J’ai débarqué au Poinçon, ancienne gare de la petite ceinture à Paris devenue un resto vachement chébran, pour y animer mon émission « 2 colonnes à la une » sur radio Delta, la radio qui rayonne entre les oreilles. Je ne compte plus le nombre d’années où je tiens ce foutu micro pour balancer à chaque fois les mêmes conneries. En vérité, je crois que j’aime bien tenir le crachoir.
Pour cette émission, on a reçu la jeune philosophe, Coralie Camilli, qui vient de publier L’art du combat aux éditions PUF. Ça parle des arts martiaux japonais et, pour une fois, on a un objet littéraire qui tient la route sur le sujet. La petite blondinette corse ose même une approche leibnizienne de l’Aïkido. C’est tellement percutant que j’ai eu l’impression de me prendre un mawashi geri de Steven Seagal. Sensei Camilli m’a bien fait cogiter en tout cas, notamment sur une question qui m’obsède depuis longtemps : la vie après la mort chez les guerriers.
Je suis un Jedi ayant livré plusieurs batailles et j’essaye de me perfectionner dans l’art de communiquer avec les morts sans jamais pouvoir atteindre le niveau de Maître Yoda. Quand on consulte la bible jedi datant de 115 av. BY (bataille de Yavin), on trouve un chapitre écrit par le grand maître Fae Coven qui dit que le voyage dans l’au-delà est instantané au moment de mourir et que dès lors, on ne fait plus qu’un avec la Force. Pour les Jedi exclusivement, il existe une vie après la mort sous forme d’êtres lumineux. Maître Coven précise qu’on conserve son identité dans l’au-delà sans jamais pouvoir retourner dans le monde physique. Cependant, Maître Luke Skywalker est parvenu à communiquer avec son père Anakin et affirme que les Jedi passent tous dans la Force quand ils meurent mais demeurent dans le monde physique sous forme de fantômes. Ceci n’étant possible que par une sublimation des cellules organiques d’un corps en un état d’énergie pure. De fait, les Jedi morts peuvent parler avec les vivants. Ils apparaissent de manière fantomatique dans une expression parfaite de ce qu’ils ont été. Ils sont partout dans notre galaxie et s’adressent à ceux avec qui ils sont liés et qui sont capable d’atteindre un certain degré initiatique. Autant dire que cela concerne peu de gens.

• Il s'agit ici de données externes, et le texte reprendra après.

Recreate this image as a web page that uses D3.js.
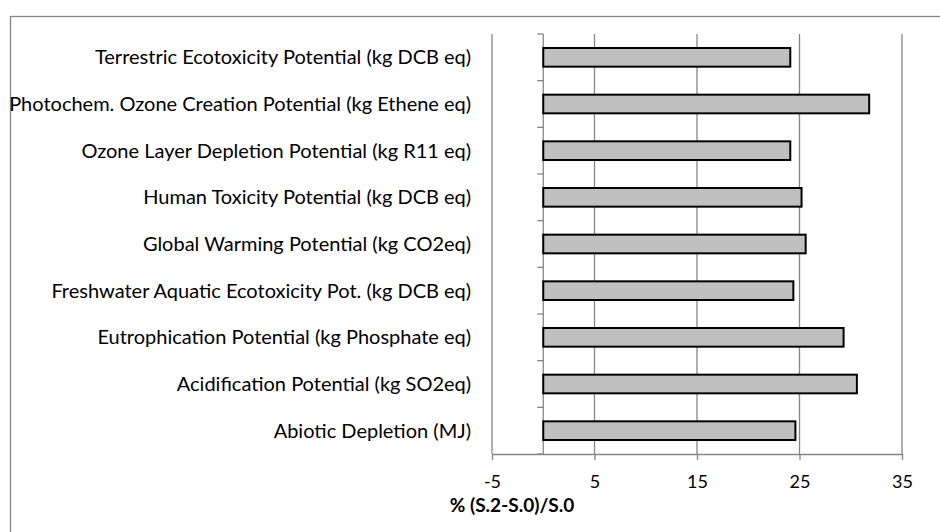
<!DOCTYPE html>
<html lang="en">
<head>
  <meta charset="utf-8">
  <title>% (S.2-S.0)/S.0</title>
  <script src="https://d3js.org/d3.v7.min.js"></script>
  <style>
    body { margin: 0; background: #fff; }
    text { font-family: Lato, "Liberation Sans", sans-serif; fill: #000; }
  </style>
</head>
<body>
  <div id="chart"></div>

  <script>
    "use strict"

    // categorias de baixo para cima (como no Excel)
    var categorias = [
      "Abiotic Depletion (MJ)",
      "Acidification Potential (kg SO2eq)",
      "Eutrophication Potential (kg Phosphate eq)",
      "Freshwater Aquatic Ecotoxicity Pot. (kg DCB eq)",
      "Global Warming Potential (kg CO2eq)",
      "Human Toxicity Potential (kg DCB eq)",
      "Ozone Layer Depletion Potential (kg R11 eq)",
      "Photochem. Ozone Creation Potential (kg Ethene eq)",
      "Terrestric Ecotoxicity Potential (kg DCB eq)"
    ];
    var valores = [24.6, 30.6, 29.3, 24.4, 25.6, 25.2, 24.1, 31.8, 24.1];
    var ticksX = [-5, 5, 15, 25, 35];
    var tituloX = "% (S.2-S.0)/S.0";

    var larguraSVG = 940, alturaSVG = 532;
    var margem = {top: 34, direita: 38, bottom: 78, esquerda: 492},
        larguraVis = larguraSVG - margem.esquerda - margem.direita,
        alturaVis = alturaSVG - margem.top - margem.bottom;

    var svg = d3.select("#chart").append("svg")
        .attr("width", larguraSVG)
        .attr("height", alturaSVG);

    // borda da area do grafico
    svg.append("rect")
        .attr("x", 10.5).attr("y", 16.5)
        .attr("width", 940).attr("height", 540)
        .attr("fill", "none")
        .attr("stroke", "#868686")
        .attr("stroke-width", 1.3);

    var grafico = svg.append("g")
        .attr("transform", "translate(" + margem.esquerda + "," + margem.top + ")");

    var x = d3.scaleLinear().domain([-5, 35]).range([0, larguraVis]);
    var y = d3.scaleBand()
        .domain(categorias.slice().reverse())
        .range([0, alturaVis])
        .paddingInner(0.6).paddingOuter(0.3);

    // linhas de grade verticais
    grafico.selectAll(".grade")
        .data(ticksX)
        .enter().append("line")
        .attr("class", "grade")
        .attr("x1", d => x(d)).attr("x2", d => x(d))
        .attr("y1", 0).attr("y2", alturaVis)
        .attr("stroke", "#868686")
        .attr("stroke-width", 1.3);

    // eixo x
    var eixoX = grafico.append("g")
        .attr("transform", "translate(0," + alturaVis + ")")
        .call(d3.axisBottom(x).tickValues(ticksX).tickSize(6).tickPadding(15).tickFormat(d => String(d)));
    eixoX.selectAll("line, path").attr("stroke", "#868686").attr("stroke-width", 1.3);
    eixoX.select(".domain").attr("d", "M0,0.5H" + larguraVis);
    eixoX.selectAll("text").style("font-size", "18px").attr("fill", "#000");

    // eixo de categorias em zero, com marcas entre as faixas
    var passo = alturaVis / categorias.length;
    var eixoY = grafico.append("g").attr("transform", "translate(" + x(0) + ",0)");
    eixoY.append("line")
        .attr("y1", 0).attr("y2", alturaVis)
        .attr("stroke", "#868686").attr("stroke-width", 1.3);
    eixoY.selectAll(".marca")
        .data(d3.range(categorias.length + 1))
        .enter().append("line")
        .attr("class", "marca")
        .attr("x1", -6).attr("x2", 0)
        .attr("y1", d => d * passo).attr("y2", d => d * passo)
        .attr("stroke", "#868686").attr("stroke-width", 1.3);

    // barras
    grafico.selectAll(".barra")
        .data(valores)
        .enter().append("rect")
        .attr("class", "barra")
        .attr("x", x(0))
        .attr("y", (d, i) => y(categorias[i]))
        .attr("width", d => x(d) - x(0))
        .attr("height", y.bandwidth())
        .attr("fill", "#c0c0c0")
        .attr("stroke", "#000")
        .attr("stroke-width", 2);

    // rotulos das categorias (a esquerda da area de plotagem)
    grafico.selectAll(".rotulo")
        .data(categorias)
        .enter().append("text")
        .attr("class", "rotulo")
        .attr("x", -21)
        .attr("y", d => y(d) + y.bandwidth() / 2)
        .attr("dy", "0.35em")
        .attr("text-anchor", "end")
        .style("font-size", "20px")
        .text(d => d);

    // titulo do eixo x
    svg.append("text")
        .attr("x", 512)
        .attr("y", 512)
        .attr("text-anchor", "middle")
        .style("font-size", "19px")
        .style("font-weight", "bold")
        .text(tituloX);
  </script>
</body>
</html>
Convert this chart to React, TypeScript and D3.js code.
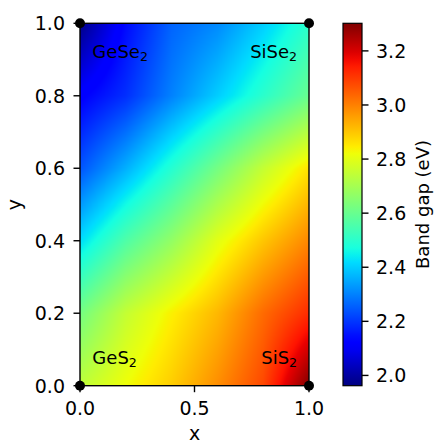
import React, { useMemo } from "react";
import * as d3 from "d3";

// grid of band gaps, rows from y=0 up to y=1
const gridX = [0, 0.2, 0.4, 0.6, 0.8, 1.0];
const gridY = [0, 0.2, 0.4, 0.6, 0.8, 1.0];
const bandGap = [
  [2.74, 2.82, 2.89, 2.98, 3.08, 3.3],
  [2.62, 2.75, 2.84, 2.92, 3.03, 3.12],
  [2.42, 2.56, 2.67, 2.8, 2.9, 2.99],
  [2.24, 2.36, 2.49, 2.62, 2.75, 2.86],
  [2.12, 2.19, 2.3, 2.4, 2.5, 2.6],
  [1.97, 2.14, 2.26, 2.31, 2.4, 2.5],
];

const corners = [
  { base: "GeSe", x: 0, y: 1 },
  { base: "SiSe", x: 1, y: 1 },
  { base: "GeS", x: 0, y: 0 },
  { base: "SiS", x: 1, y: 0 },
];

const xTicks = [0, 0.5, 1.0];
const yTicks = [0, 0.2, 0.4, 0.6, 0.8, 1.0];
const cbTicks = [2.0, 2.2, 2.4, 2.6, 2.8, 3.0, 3.2];
const vmin = 1.962;
const vmax = 3.302;

// matplotlib "jet"
const red = d3.scaleLinear().domain([0, 0.35, 0.66, 0.89, 1]).range([0, 0, 1, 1, 0.5]).clamp(true);
const green = d3.scaleLinear().domain([0, 0.125, 0.375, 0.64, 0.91, 1]).range([0, 0, 1, 1, 0, 0]).clamp(true);
const blue = d3.scaleLinear().domain([0, 0.11, 0.34, 0.65, 1]).range([0.5, 1, 1, 0, 0]).clamp(true);
const jet = (t: number) => [red(t) * 255, green(t) * 255, blue(t) * 255];

const font = "DejaVu Sans, sans-serif";
const fs = 19;
const labelFs = 18;

export default function App() {
  const left = 80, right = 309, top = 23.3, bottom = 385.7;
  const cbLeft = 343, cbRight = 362;

  const x = d3.scaleLinear().domain([0, 1]).range([left, right]);
  const y = d3.scaleLinear().domain([0, 1]).range([bottom, top]);
  const norm = d3.scaleLinear().domain([vmin, vmax]).range([0, 1]);
  const cb = d3.scaleLinear().domain([vmin, vmax]).range([bottom, top]);

  const href = useMemo(() => {
    const w = Math.round(right - left), h = Math.round(bottom - top);
    const canvas = document.createElement("canvas");
    canvas.width = w;
    canvas.height = h;
    const ctx = canvas.getContext("2d")!;
    const img = ctx.createImageData(w, h);
    const n = gridX.length - 1;
    const m = gridY.length - 1;
    for (let j = 0; j < h; j++) {
      const fy = (1 - (j + 0.5) / h) * m;
      const j0 = Math.min(m - 1, Math.floor(fy)), ty = fy - j0;
      for (let i = 0; i < w; i++) {
        const fx = ((i + 0.5) / w) * n;
        const i0 = Math.min(n - 1, Math.floor(fx)), tx = fx - i0;
        const v =
          bandGap[j0][i0] * (1 - tx) * (1 - ty) +
          bandGap[j0][i0 + 1] * tx * (1 - ty) +
          bandGap[j0 + 1][i0] * (1 - tx) * ty +
          bandGap[j0 + 1][i0 + 1] * tx * ty;
        const [r, g, b] = jet(norm(v));
        const k = (j * w + i) * 4;
        img.data[k] = r;
        img.data[k + 1] = g;
        img.data[k + 2] = b;
        img.data[k + 3] = 255;
      }
    }
    ctx.putImageData(img, 0, 0);
    return canvas.toDataURL();
  }, []);

  const stops = d3.range(0, 1.0001, 0.02);

  return (
    <svg width={435} height={444} style={{ position: "absolute", left: 0, top: 0 }} fontFamily={font}>
      <defs>
        <linearGradient id="jet" x1="0" y1="1" x2="0" y2="0">
          {stops.map((t) => {
            const [r, g, b] = jet(t);
            return <stop key={t} offset={t} stopColor={d3.rgb(r, g, b).formatHex()} />;
          })}
        </linearGradient>
      </defs>

      <image href={href} x={left} y={top} width={right - left} height={bottom - top} preserveAspectRatio="none" />
      <rect x={left} y={top} width={right - left} height={bottom - top} fill="none" stroke="#000" strokeWidth={1.4} />

      {xTicks.map((t) => (
        <g key={t}>
          <line x1={x(t)} x2={x(t)} y1={bottom} y2={bottom + 6.5} stroke="#000" strokeWidth={1.4} />
          <text x={x(t)} y={415} textAnchor="middle" fontSize={fs}>{t.toFixed(1)}</text>
        </g>
      ))}
      {yTicks.map((t) => (
        <g key={t}>
          <line x1={left - 6.5} x2={left} y1={y(t)} y2={y(t)} stroke="#000" strokeWidth={1.4} />
          <text x={65} y={y(t)} dy="0.36em" textAnchor="end" fontSize={fs}>{t.toFixed(1)}</text>
        </g>
      ))}
      <text x={(left + right) / 2} y={440} textAnchor="middle" fontSize={fs}>x</text>
      <text transform={`translate(21,${(top + bottom) / 2}) rotate(-90)`} textAnchor="middle" fontSize={fs}>y</text>

      {corners.map((c) => {
        const isLeft = c.x === 0;
        return (
          <text
            key={c.base}
            x={isLeft ? x(0.054) : x(0.948)}
            y={c.y === 1 ? 57.7 : 364}
            textAnchor={isLeft ? "start" : "end"}
            fontSize={labelFs}
          >
            {c.base}
            <tspan fontSize={labelFs * 0.7} dy={3}>2</tspan>
          </text>
        );
      })}

      {corners.map((c) => (
        <circle key={"d" + c.base} cx={x(c.x)} cy={y(c.y)} r={5} fill="#000" />
      ))}

      <rect x={cbLeft} y={top} width={cbRight - cbLeft} height={bottom - top} fill="url(#jet)" stroke="#000" strokeWidth={1.2} />
      {cbTicks.map((t) => (
        <g key={t}>
          <line x1={cbRight} x2={cbRight + 6.5} y1={cb(t)} y2={cb(t)} stroke="#000" strokeWidth={1.4} />
          <text x={376} y={cb(t)} dy="0.36em" fontSize={fs}>{t.toFixed(1)}</text>
        </g>
      ))}
      <text transform={`translate(429,${(top + bottom) / 2}) rotate(-90)`} textAnchor="middle" fontSize={labelFs}>
        Band gap (eV)
      </text>
    </svg>
  );
}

L’émission s’est terminée dans la joie et l’ivresse. On a pris une photo pour notre public sur les réseaux sociaux qui préfère le « bashing » à la Lectio Divina. Coralie est partie vers d’autres horizons. Je suis resté bouffer au Poinçon avec mes camarades Beppe, Gilou et Jean-Lo. J’ai commandé un Moscow Mule et un poulpe « al Pastor ». Malgré la qualité gustative de ce plat très simple, j’ai ressenti une impression étrange comme si j’étais en train de manger le général Akbar. Le Poinçon possède des chiottes de toute beauté où l’on peut chier pénard. C’est un luxe suffisamment rare dans les restaurant parisiens pour qu’il soit souligné. Je me suis fait ainsi plaisir avant d’attaquer mon dessert : un strudel aux pommes.
Je me suis bien goinfré. Puis j’ai pris un Uber pour rentrer chez moi en ayant une pensée émue pour Maître Awazu qui a rejoint la Force il y a quelques années. Je me suis concentré, comme le fait Luke Skywalker dans le retour du Jedi, pour parvenir à une communication avec lui. Il ne s’est rien passé. Communiquer avec les esprits ne marche peut-être pas quand on n’a pas suffisamment abusé de la vodka.